The scope of the argument covers the three main elements of the functional system – operational and engineering staff, procedures and equipment, and identifies the elements’ properties that have been or could have been affected by the reduced scope of operations. Such properties include - inter alia - operational and engineering staff competence, training and medical fitness; equipment configuration and certificates for use; changes to procedures introduced during the crisis period, etc.

The safety argument puts an emphasis on the need to set up a robust transition planning, monitoring and management process. Key elements of this process are: collaborative prediction of traffic demand, monitoring and planning of ATC sector configurations and pre-tactical ATFCM measure scenarios; flexible ATCO rostering in accordance with traffic outlook and actual demand; coordination and collaboration with all transition stakeholders (NM, ANSPs, AOs, airport operators, CAs); targeted safety monitoring and timely identification and resolution of transition issues.

Transition Hazards

To support the risk assessment part of the Safety Argument a generic hazard identification of the ATM/ANS provision during the recovery period has been carried out. The output has been captured in a list of generic hazards that may occur during the extended period of transition to normal operations due to various factors related to the COVID-19 aviation lockdown.

The potential hazards are not defined at one particular level or boundary of the ATM system. The hazards are rather potential safety issues that are not necessarily independent of each other. Some of the items in the list can also be considered as disruptors that could affect higher level operational hazards.

The hazard list contains the hazard description, the list of COVID-19 lockdown related causal and contributory factors and disruptors, and possible measures to mitigate the probability of hazard occurrence or their safety effects. It is not an exhaustive list, but reflects what is known or anticipated at the time of publication.

When used at local level, the list of hazards and potential mitigation measures should be reviewed and updated according to the local operational environment and the specific impact of the lockdown on the ANSP’s functional system.

The hazards can be assigned to the following domains:

  • Demand-capacity balancing;
  • Staff skills, training and human factors;
  • Equipment and infrastructure;
  • Aeronautical information management;
  • Runway operations;
  • Aircraft navigation/flight operation;
  • Air ground-communication.

The importance of identification, monitoring and mitigation of risk factors associated with the rapid increase of travel demand was reinforced by the EASA SIB 2023-05 (see Furhter Reading below).

Vaccination of ATCOs and operational staff

In May 2021 EASA and EUROCONTROL published jointly Guidlines related to the COVID-19 vaccination of air traffic controllers (ATCOs) and operational staff.

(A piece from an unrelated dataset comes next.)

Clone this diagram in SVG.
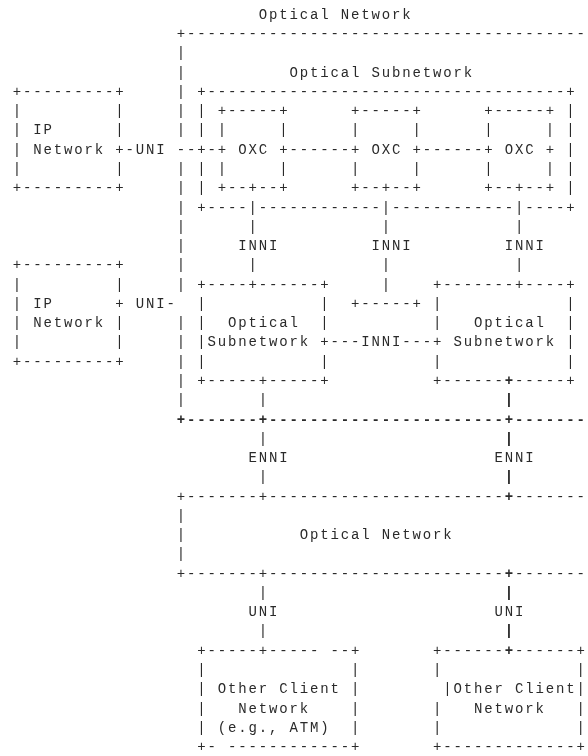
<svg xmlns="http://www.w3.org/2000/svg" width="588" height="756" viewBox="0 0 588 756">
<defs>
<filter id="gray" x="0" y="0" width="1" height="1"><feColorMatrix type="saturate" values="0"/></filter>
</defs>
<style>
text{font-family:"Liberation Mono","Courier New",monospace;font-size:14px;letter-spacing:1.85px;fill:#2a2a2a}
.b{font-weight:bold}
</style>
<rect width="588" height="756" fill="#fff"/>
<g filter="url(#gray)">
<g id="optical-network-upper">
<text x="258.8" y="18.8">Optical Network</text>
<text x="176.8" y="38.1">+---------------------------------------</text>
<text x="176.8" y="57.3">|</text>
<text x="176.8" y="76.6">|</text>
<text x="176.8" y="95.9">|</text>
<text x="176.8" y="115.2">|</text>
<text x="176.8" y="134.4">|</text>
<text x="176.8" y="173">|</text>
<text x="176.8" y="192.2">|</text>
<text x="176.8" y="211.5">|</text>
<text x="176.8" y="230.8">|</text>
<text x="176.8" y="250">|</text>
<text x="176.8" y="269.3">|</text>
<text x="176.8" y="288.6">|</text>
<text x="176.8" y="327.1">|</text>
<text x="176.8" y="346.4">|</text>
<text x="176.8" y="365.7">|</text>
<text x="176.8" y="384.9">|</text>
<text x="176.8" y="404.2">|</text>
<text class="b" x="176.8" y="423.5">+-------+-----------------------+-------</text>
</g>
<g id="optical-subnetwork">
<text x="289.55" y="76.6">Optical Subnetwork</text>
<text x="197.3" y="95.9">+-----------------------------------+</text>
<text x="197.3" y="115.2">|</text><text x="566.3" y="115.2">|</text>
<text x="197.3" y="134.4">|</text><text x="566.3" y="134.4">|</text>
<text x="197.3" y="153.7">+</text><text x="566.3" y="153.7">|</text>
<text x="197.3" y="173">|</text><text x="566.3" y="173">|</text>
<text x="197.3" y="192.2">|</text><text x="566.3" y="192.2">|</text>
<text x="197.3" y="211.5">+----|------------|------------|----+</text>
</g>
<g id="oxc-1">
<text x="217.8" y="115.2">+-----+</text>
<text x="217.8" y="134.4">|</text><text x="279.3" y="134.4">|</text>
<text x="217.8" y="153.7">+</text><text x="238.3" y="153.7">OXC</text><text x="279.3" y="153.7">+</text>
<text x="217.8" y="173">|</text><text x="279.3" y="173">|</text>
<text x="217.8" y="192.2">+--+--+</text>
</g>
<g id="oxc-2">
<text x="351.05" y="115.2">+-----+</text>
<text x="351.05" y="134.4">|</text><text x="412.55" y="134.4">|</text>
<text x="351.05" y="153.7">+</text><text x="371.55" y="153.7">OXC</text><text x="412.55" y="153.7">+</text>
<text x="351.05" y="173">|</text><text x="412.55" y="173">|</text>
<text x="351.05" y="192.2">+--+--+</text>
</g>
<g id="oxc-3">
<text x="484.3" y="115.2">+-----+</text>
<text x="484.3" y="134.4">|</text><text x="545.8" y="134.4">|</text>
<text x="484.3" y="153.7">+</text><text x="504.8" y="153.7">OXC</text><text x="545.8" y="153.7">+</text>
<text x="484.3" y="173">|</text><text x="545.8" y="173">|</text>
<text x="484.3" y="192.2">+--+--+</text>
</g>
<g id="ip-network-1">
<text x="12.8" y="95.9">+---------+</text>
<text x="12.8" y="115.2">|</text><text x="115.3" y="115.2">|</text>
<text x="12.8" y="134.4">|</text><text x="33.3" y="134.4">IP</text><text x="115.3" y="134.4">|</text>
<text x="12.8" y="153.7">|</text><text x="33.3" y="153.7">Network</text><text x="115.3" y="153.7">+</text>
<text x="12.8" y="173">|</text><text x="115.3" y="173">|</text>
<text x="12.8" y="192.2">+---------+</text>
</g>
<g id="ip-network-2">
<text x="12.8" y="269.3">+---------+</text>
<text x="12.8" y="288.6">|</text><text x="115.3" y="288.6">|</text>
<text x="12.8" y="307.9">|</text><text x="33.3" y="307.9">IP</text><text x="115.3" y="307.9">+</text>
<text x="12.8" y="327.1">|</text><text x="33.3" y="327.1">Network</text><text x="115.3" y="327.1">|</text>
<text x="12.8" y="346.4">|</text><text x="115.3" y="346.4">|</text>
<text x="12.8" y="365.7">+---------+</text>
</g>
<g id="optical-subnetwork-left">
<text x="197.3" y="288.6">+----+------+</text>
<text x="197.3" y="307.9">|</text><text x="320.3" y="307.9">|</text>
<text x="197.3" y="327.1">|</text><text x="228.05" y="327.1">Optical</text><text x="320.3" y="327.1">|</text>
<text x="197.3" y="346.4">|Subnetwork</text><text x="320.3" y="346.4">+</text>
<text x="197.3" y="365.7">|</text><text x="320.3" y="365.7">|</text>
<text x="197.3" y="384.9">+-----+-----+</text>
</g>
<g id="optical-subnetwork-right">
<text x="433.05" y="288.6">+-------+----+</text>
<text x="433.05" y="307.9">|</text><text x="566.3" y="307.9">|</text>
<text x="433.05" y="327.1">|</text><text x="474.05" y="327.1">Optical</text><text x="566.3" y="327.1">|</text>
<text x="433.05" y="346.4">+</text><text x="453.55" y="346.4">Subnetwork</text><text x="566.3" y="346.4">|</text>
<text x="433.05" y="365.7">|</text><text x="566.3" y="365.7">|</text>
<text x="433.05" y="384.9">+------</text><text class="b" x="504.8" y="384.9">+</text><text x="515.05" y="384.9">-----+</text>
</g>
<g id="optical-network-lower">
<text x="176.8" y="500.6">+-------+-----------------------</text><text class="b" x="504.8" y="500.6">+</text><text x="515.05" y="500.6">-------</text>
<text x="176.8" y="519.8">|</text>
<text x="176.8" y="539.1">|</text><text x="299.8" y="539.1">Optical Network</text>
<text x="176.8" y="558.4">|</text>
<text x="176.8" y="577.6">+-------+-----------------------</text><text class="b" x="504.8" y="577.6">+</text><text x="515.05" y="577.6">-------</text>
</g>
<g id="client-network-left">
<text x="197.3" y="654.7">+-----+-----</text><text x="330.55" y="654.7">--+</text>
<text x="197.3" y="674">|</text><text x="351.05" y="674">|</text>
<text x="197.3" y="693.3">|</text><text x="217.8" y="693.3">Other Client</text><text x="351.05" y="693.3">|</text>
<text x="197.3" y="712.5">|</text><text x="238.3" y="712.5">Network</text><text x="351.05" y="712.5">|</text>
<text x="197.3" y="731.8">|</text><text x="217.8" y="731.8">(e.g., ATM)</text><text x="351.05" y="731.8">|</text>
<text x="197.3" y="751.1">+-</text><text x="228.05" y="751.1">------------+</text>
</g>
<g id="client-network-right">
<text x="433.05" y="654.7">+------</text><text class="b" x="504.8" y="654.7">+</text><text x="515.05" y="654.7">------+</text>
<text x="433.05" y="674">|</text><text x="576.55" y="674">|</text>
<text x="443.3" y="693.3">|Other Client|</text>
<text x="433.05" y="712.5">|</text><text x="474.05" y="712.5">Network</text><text x="576.55" y="712.5">|</text>
<text x="433.05" y="731.8">|</text><text x="576.55" y="731.8">|</text>
<text x="433.05" y="751.1">+-------------+</text>
</g>
<g id="connectors">
<text x="125.55" y="153.7">-UNI</text>
<text x="176.8" y="153.7">--</text>
<text x="207.55" y="153.7">-</text>
<text x="289.55" y="153.7">------</text>
<text x="422.8" y="153.7">------</text>
<text x="248.55" y="230.8">|</text><text x="381.8" y="230.8">|</text><text x="515.05" y="230.8">|</text>
<text x="238.3" y="250">INNI</text><text x="371.55" y="250">INNI</text><text x="504.8" y="250">INNI</text>
<text x="248.55" y="269.3">|</text><text x="381.8" y="269.3">|</text><text x="515.05" y="269.3">|</text>
<text x="381.8" y="288.6">|</text>
<text x="135.8" y="307.9">UNI-</text>
<text x="351.05" y="307.9">+-----+</text>
<text x="330.55" y="346.4">---INNI---</text>
<text x="258.8" y="404.2">|</text><text class="b" x="504.8" y="404.2">|</text>
<text x="258.8" y="442.7">|</text><text class="b" x="504.8" y="442.7">|</text>
<text x="248.55" y="462">ENNI</text><text x="494.55" y="462">ENNI</text>
<text x="258.8" y="481.3">|</text><text class="b" x="504.8" y="481.3">|</text>
<text x="258.8" y="596.9">|</text><text class="b" x="504.8" y="596.9">|</text>
<text x="248.55" y="616.2">UNI</text><text x="494.55" y="616.2">UNI</text>
<text x="258.8" y="635.4">|</text><text class="b" x="504.8" y="635.4">|</text>
</g>
</g>
</svg>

The documentation provided by the European Medicines Agency as part of the assessment process of the vaccines, as well as other published studies regarding the vaccines approved for use in Europe, note that some side-effects and adverse reactions could result from the vaccination, although this does not in any way call into question the overall safety of the vaccines. Although the vast majority of side effects reported so far are mild, they could be relevant in the safety context of ATCO tasks, and the Guidelines recommend that Air Navigation Service Providers (ANSPs) should perform a risk assessment in accordance with their safety management system to identify whether the recommendations made in the EASA-EUROCONTROL guidelines should also be extended to their operational personnel on shift undertaking safety-related tasks.

As these vaccines are new pharmacological products, EASA and EUROCONTROL provided recommendations for the National Competent Authorities (NCAs), ANSPs and ATCOs to ensure that any side-effects do not interfere with the execution of safety-related tasks.